* EXERCISE BRIEF
In your copy, include every line of the listing below exactly but none of the pictures.

* RAW DATA
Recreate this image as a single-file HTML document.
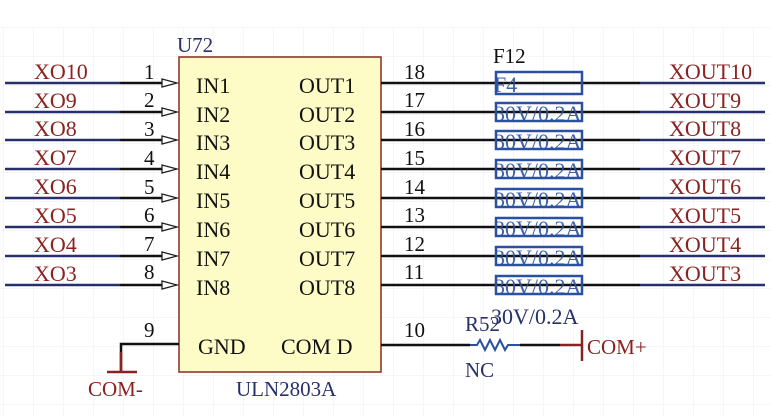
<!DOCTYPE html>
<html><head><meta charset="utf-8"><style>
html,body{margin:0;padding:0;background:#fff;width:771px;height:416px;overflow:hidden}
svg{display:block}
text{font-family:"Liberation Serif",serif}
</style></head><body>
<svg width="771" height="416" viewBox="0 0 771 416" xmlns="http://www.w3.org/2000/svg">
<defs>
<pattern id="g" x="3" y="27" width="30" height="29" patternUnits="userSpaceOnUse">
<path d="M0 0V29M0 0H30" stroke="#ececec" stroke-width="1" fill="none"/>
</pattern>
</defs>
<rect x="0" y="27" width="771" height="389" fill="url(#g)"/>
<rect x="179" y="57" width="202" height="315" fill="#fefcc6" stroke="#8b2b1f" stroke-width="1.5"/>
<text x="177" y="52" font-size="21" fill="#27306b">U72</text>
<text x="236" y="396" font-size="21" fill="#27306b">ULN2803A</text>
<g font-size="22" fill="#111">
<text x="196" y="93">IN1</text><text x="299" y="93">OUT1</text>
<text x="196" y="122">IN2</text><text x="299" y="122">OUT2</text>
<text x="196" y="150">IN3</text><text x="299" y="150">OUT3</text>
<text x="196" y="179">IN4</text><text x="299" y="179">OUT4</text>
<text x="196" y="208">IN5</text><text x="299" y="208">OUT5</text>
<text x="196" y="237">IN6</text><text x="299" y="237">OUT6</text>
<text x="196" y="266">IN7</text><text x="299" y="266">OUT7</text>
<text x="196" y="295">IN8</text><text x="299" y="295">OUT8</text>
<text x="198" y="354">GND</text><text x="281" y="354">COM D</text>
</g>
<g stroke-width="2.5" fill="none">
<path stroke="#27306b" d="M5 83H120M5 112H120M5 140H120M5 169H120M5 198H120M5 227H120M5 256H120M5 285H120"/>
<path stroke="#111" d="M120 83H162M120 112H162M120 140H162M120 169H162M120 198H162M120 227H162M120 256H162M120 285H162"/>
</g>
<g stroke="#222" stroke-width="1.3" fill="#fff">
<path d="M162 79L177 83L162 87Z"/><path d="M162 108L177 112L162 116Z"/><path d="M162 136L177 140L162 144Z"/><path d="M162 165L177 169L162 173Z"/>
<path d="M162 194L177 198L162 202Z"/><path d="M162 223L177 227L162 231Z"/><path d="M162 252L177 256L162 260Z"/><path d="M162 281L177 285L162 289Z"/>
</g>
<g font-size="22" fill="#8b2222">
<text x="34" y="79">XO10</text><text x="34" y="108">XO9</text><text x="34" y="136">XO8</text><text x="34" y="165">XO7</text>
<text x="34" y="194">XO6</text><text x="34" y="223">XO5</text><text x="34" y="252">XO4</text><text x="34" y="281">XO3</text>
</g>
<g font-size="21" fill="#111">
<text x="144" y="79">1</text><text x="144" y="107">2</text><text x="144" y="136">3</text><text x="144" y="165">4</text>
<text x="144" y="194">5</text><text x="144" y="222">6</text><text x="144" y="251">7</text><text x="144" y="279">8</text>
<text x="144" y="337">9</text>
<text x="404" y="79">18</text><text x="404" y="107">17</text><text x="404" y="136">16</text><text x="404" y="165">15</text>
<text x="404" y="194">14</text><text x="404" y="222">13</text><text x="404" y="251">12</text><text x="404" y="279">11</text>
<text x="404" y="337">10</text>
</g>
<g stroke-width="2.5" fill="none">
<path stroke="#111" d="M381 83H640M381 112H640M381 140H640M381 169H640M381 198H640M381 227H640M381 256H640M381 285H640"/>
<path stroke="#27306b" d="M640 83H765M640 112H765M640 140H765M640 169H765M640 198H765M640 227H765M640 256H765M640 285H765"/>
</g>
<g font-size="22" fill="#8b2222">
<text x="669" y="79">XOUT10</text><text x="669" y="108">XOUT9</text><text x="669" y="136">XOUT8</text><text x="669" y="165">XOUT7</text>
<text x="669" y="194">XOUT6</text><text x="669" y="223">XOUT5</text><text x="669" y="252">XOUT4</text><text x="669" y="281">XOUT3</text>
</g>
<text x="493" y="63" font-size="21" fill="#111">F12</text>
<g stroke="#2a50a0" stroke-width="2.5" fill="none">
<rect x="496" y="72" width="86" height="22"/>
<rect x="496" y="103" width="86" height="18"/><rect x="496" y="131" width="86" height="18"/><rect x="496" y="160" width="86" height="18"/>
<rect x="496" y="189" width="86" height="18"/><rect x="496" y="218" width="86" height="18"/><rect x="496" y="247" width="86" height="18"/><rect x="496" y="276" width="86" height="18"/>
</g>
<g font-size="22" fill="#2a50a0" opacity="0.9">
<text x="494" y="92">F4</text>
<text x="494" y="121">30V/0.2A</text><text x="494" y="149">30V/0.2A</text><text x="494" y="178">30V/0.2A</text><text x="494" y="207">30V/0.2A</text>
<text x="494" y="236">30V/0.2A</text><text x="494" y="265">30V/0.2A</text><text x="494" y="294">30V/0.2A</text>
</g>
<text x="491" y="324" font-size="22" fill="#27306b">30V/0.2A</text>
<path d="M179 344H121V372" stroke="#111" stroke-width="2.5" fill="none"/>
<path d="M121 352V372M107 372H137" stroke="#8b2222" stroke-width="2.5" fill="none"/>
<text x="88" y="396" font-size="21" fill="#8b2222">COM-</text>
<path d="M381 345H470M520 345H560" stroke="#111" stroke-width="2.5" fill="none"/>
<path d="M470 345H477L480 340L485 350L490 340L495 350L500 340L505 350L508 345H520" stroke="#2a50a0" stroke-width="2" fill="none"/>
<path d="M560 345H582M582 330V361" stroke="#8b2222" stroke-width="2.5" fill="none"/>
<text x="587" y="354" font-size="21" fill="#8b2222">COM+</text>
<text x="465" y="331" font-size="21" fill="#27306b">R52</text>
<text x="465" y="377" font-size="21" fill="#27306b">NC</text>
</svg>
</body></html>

* EXERCISE OUTPUT
Recreate this image as a single-file HTML document.
<!DOCTYPE html>
<html><head><meta charset="utf-8"><style>
html,body{margin:0;padding:0;background:#fff;width:771px;height:416px;overflow:hidden}
svg{display:block}
text{font-family:"Liberation Serif",serif}
</style></head><body>
<svg width="771" height="416" viewBox="0 0 771 416" xmlns="http://www.w3.org/2000/svg">
<defs>
<pattern id="g" x="3" y="27" width="30" height="29" patternUnits="userSpaceOnUse">
<path d="M0 0V29M0 0H30" stroke="#ececec" stroke-width="1" fill="none"/>
</pattern>
</defs>
<rect x="0" y="27" width="771" height="389" fill="url(#g)"/>
<rect x="179" y="57" width="202" height="315" fill="#fefcc6" stroke="#8b2b1f" stroke-width="1.5"/>
<text x="177" y="52" font-size="21" fill="#27306b">U72</text>
<text x="236" y="396" font-size="21" fill="#27306b">ULN2803A</text>
<g font-size="22" fill="#111">
<text x="196" y="93">IN1</text><text x="299" y="93">OUT1</text>
<text x="196" y="122">IN2</text><text x="299" y="122">OUT2</text>
<text x="196" y="150">IN3</text><text x="299" y="150">OUT3</text>
<text x="196" y="179">IN4</text><text x="299" y="179">OUT4</text>
<text x="196" y="208">IN5</text><text x="299" y="208">OUT5</text>
<text x="196" y="237">IN6</text><text x="299" y="237">OUT6</text>
<text x="196" y="266">IN7</text><text x="299" y="266">OUT7</text>
<text x="196" y="295">IN8</text><text x="299" y="295">OUT8</text>
<text x="198" y="354">GND</text><text x="281" y="354">COM D</text>
</g>
<g stroke-width="2.5" fill="none">
<path stroke="#27306b" d="M5 83H120M5 112H120M5 140H120M5 169H120M5 198H120M5 227H120M5 256H120M5 285H120"/>
<path stroke="#111" d="M120 83H162M120 112H162M120 140H162M120 169H162M120 198H162M120 227H162M120 256H162M120 285H162"/>
</g>
<g stroke="#222" stroke-width="1.3" fill="#fff">
<path d="M162 79L177 83L162 87Z"/><path d="M162 108L177 112L162 116Z"/><path d="M162 136L177 140L162 144Z"/><path d="M162 165L177 169L162 173Z"/>
<path d="M162 194L177 198L162 202Z"/><path d="M162 223L177 227L162 231Z"/><path d="M162 252L177 256L162 260Z"/><path d="M162 281L177 285L162 289Z"/>
</g>
<g font-size="22" fill="#8b2222">
<text x="34" y="79">XO10</text><text x="34" y="108">XO9</text><text x="34" y="136">XO8</text><text x="34" y="165">XO7</text>
<text x="34" y="194">XO6</text><text x="34" y="223">XO5</text><text x="34" y="252">XO4</text><text x="34" y="281">XO3</text>
</g>
<g font-size="21" fill="#111">
<text x="144" y="79">1</text><text x="144" y="107">2</text><text x="144" y="136">3</text><text x="144" y="165">4</text>
<text x="144" y="194">5</text><text x="144" y="222">6</text><text x="144" y="251">7</text><text x="144" y="279">8</text>
<text x="144" y="337">9</text>
<text x="404" y="79">18</text><text x="404" y="107">17</text><text x="404" y="136">16</text><text x="404" y="165">15</text>
<text x="404" y="194">14</text><text x="404" y="222">13</text><text x="404" y="251">12</text><text x="404" y="279">11</text>
<text x="404" y="337">10</text>
</g>
<g stroke-width="2.5" fill="none">
<path stroke="#111" d="M381 83H640M381 112H640M381 140H640M381 169H640M381 198H640M381 227H640M381 256H640M381 285H640"/>
<path stroke="#27306b" d="M640 83H765M640 112H765M640 140H765M640 169H765M640 198H765M640 227H765M640 256H765M640 285H765"/>
</g>
<g font-size="22" fill="#8b2222">
<text x="669" y="79">XOUT10</text><text x="669" y="108">XOUT9</text><text x="669" y="136">XOUT8</text><text x="669" y="165">XOUT7</text>
<text x="669" y="194">XOUT6</text><text x="669" y="223">XOUT5</text><text x="669" y="252">XOUT4</text><text x="669" y="281">XOUT3</text>
</g>
<text x="493" y="63" font-size="21" fill="#111">F12</text>
<g stroke="#2a50a0" stroke-width="2.5" fill="none">
<rect x="496" y="72" width="86" height="22"/>
<rect x="496" y="103" width="86" height="18"/><rect x="496" y="131" width="86" height="18"/><rect x="496" y="160" width="86" height="18"/>
<rect x="496" y="189" width="86" height="18"/><rect x="496" y="218" width="86" height="18"/><rect x="496" y="247" width="86" height="18"/><rect x="496" y="276" width="86" height="18"/>
</g>
<g font-size="22" fill="#2a50a0" opacity="0.9">
<text x="494" y="92">F4</text>
<text x="494" y="121">30V/0.2A</text><text x="494" y="149">30V/0.2A</text><text x="494" y="178">30V/0.2A</text><text x="494" y="207">30V/0.2A</text>
<text x="494" y="236">30V/0.2A</text><text x="494" y="265">30V/0.2A</text><text x="494" y="294">30V/0.2A</text>
</g>
<text x="491" y="324" font-size="22" fill="#27306b">30V/0.2A</text>
<path d="M179 344H121V372" stroke="#111" stroke-width="2.5" fill="none"/>
<path d="M121 352V372M107 372H137" stroke="#8b2222" stroke-width="2.5" fill="none"/>
<text x="88" y="396" font-size="21" fill="#8b2222">COM-</text>
<path d="M381 345H470M520 345H560" stroke="#111" stroke-width="2.5" fill="none"/>
<path d="M470 345H477L480 340L485 350L490 340L495 350L500 340L505 350L508 345H520" stroke="#2a50a0" stroke-width="2" fill="none"/>
<path d="M560 345H582M582 330V361" stroke="#8b2222" stroke-width="2.5" fill="none"/>
<text x="587" y="354" font-size="21" fill="#8b2222">COM+</text>
<text x="465" y="331" font-size="21" fill="#27306b">R52</text>
<text x="465" y="377" font-size="21" fill="#27306b">NC</text>
</svg>
</body></html>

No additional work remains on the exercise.